Social care won’t be solved overnight: we need to make our own plans

Sarah Coles, personal finance analyst at Hargreaves Lansdown, has written an article on the important subject of care, noting that social care won’t be solved overnight, as plans need to be made.

Sarah Coles said:

“Anyone involved with the social care system at the moment knows that life is a bleak combination of endless waiting and desperately trying not to get your hopes up. If you’re waiting for a concrete announcement on the subject from the government, you’ll understand that feeling.

“Two years on from promising to tackle social care, and more than ten years after the Dilot Commission said something urgently needed to be done about it, the government has announced that it’s seriously considering making plans.

“The hints this morning were for some kind of tax, aligned with a cap on the costs of care, which would meet the pledge that people wouldn’t have to sell their home to pay for care.

“The social care can can’t be kicked down the road any longer, but this is a serious problem that needs a serious solution. It means any suggestions can’t be thrown out as an after-thought. We need a comprehensive rethink of a sensible way to ensure everyone gets the care they need, without catastrophic costs.

“A cap on the cost of care would be an enormous relief. At the moment, it’s not only those who need care who are paying the price: without a holistic solution to the care crisis, there’s also an army of informal carers making huge sacrifices. Unpaid carers are more likely to work part time, and a significant minority have to give up work. It means losing income during their working lives, and having less opportunity to build a pension for retirement.

“This isn’t the first time this government has been said to be considering whether to bring in a new tax for social care. Last year there were reports that the government was thinking about introducing a tax on people over the age of 40 to help pay for care, although these were dismissed shortly afterwards. The government could resurrect these discussions, introduce a tax on income or consider a tax on wealth.

“When the Chancellor goes looking for a new source of income, it’s always worth considering your position. Regardless of whether a new tax is put in place to pay for social care, it’s safe to assume that the tax environment for savings, investment and pensions is unlikely to get any more generous – particularly for higher rate taxpayers. It makes it even more important to make sensible use of any allowances for things like ISAs and pensions, while we can.

“And while we can hope that this announcement is the beginning of a speedy conclusion to a decades-old problem, there’s still a strong chance that there’s more interminable waiting on the horizon. So in the interim, we all need to think about how we would pay for care for our loved ones in case they need it soon.

“Our research shows that one in three people (34%) think their parents will need paid-for care later in life, and when asked whether their parents could afford it, 45% said they had enough in savings, and 30% said they would have to sell the house to pay care bills. Almost one in ten (9%) said they’d have to pay for their parents’ care.
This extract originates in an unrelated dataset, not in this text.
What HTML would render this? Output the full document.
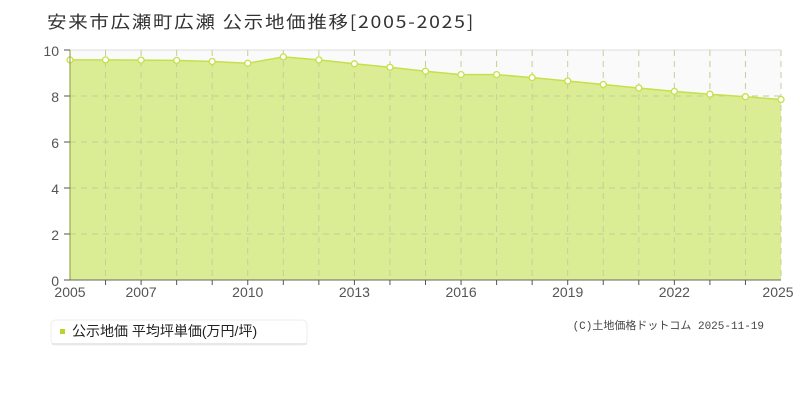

“If they don’t have savings or money in their pension they can use to cover the cost, it may mean considering how the value of their home could best be used, and whether it makes sense to sell up. Having these conversations well in advance can save an awful lot of heartache at a crisis point when someone needs care.

“It’s also vital that they draw up a Lasting Power of Attorney. There are two types – one for health and one for your finances. They enable someone they trust to make the right decisions about care and how to pay for it – which can take some of the heartache, complexity and cost out of the process.”

How the system works

In England, if you have assets of less than £14,250, the council may pay for care – although it will also take your income into account. It will do a needs assessment, and a means test to check your assets, and if you qualify on both counts it will arrange the level of care it decides you need.

If you’re getting care at home, or only going into a home temporarily, the means test will not include your home. If you’re going into a care home permanently, it may include your home, unless someone from specific groups also lives there. This includes your partner, any of your children under the age of 18, or a relative who is disabled or over the age of 60.

If you have between £14,250 and £23,250 you will have to contribute to the cost of care, but if you have assets over £23,250, you’ll need to foot the entire bill.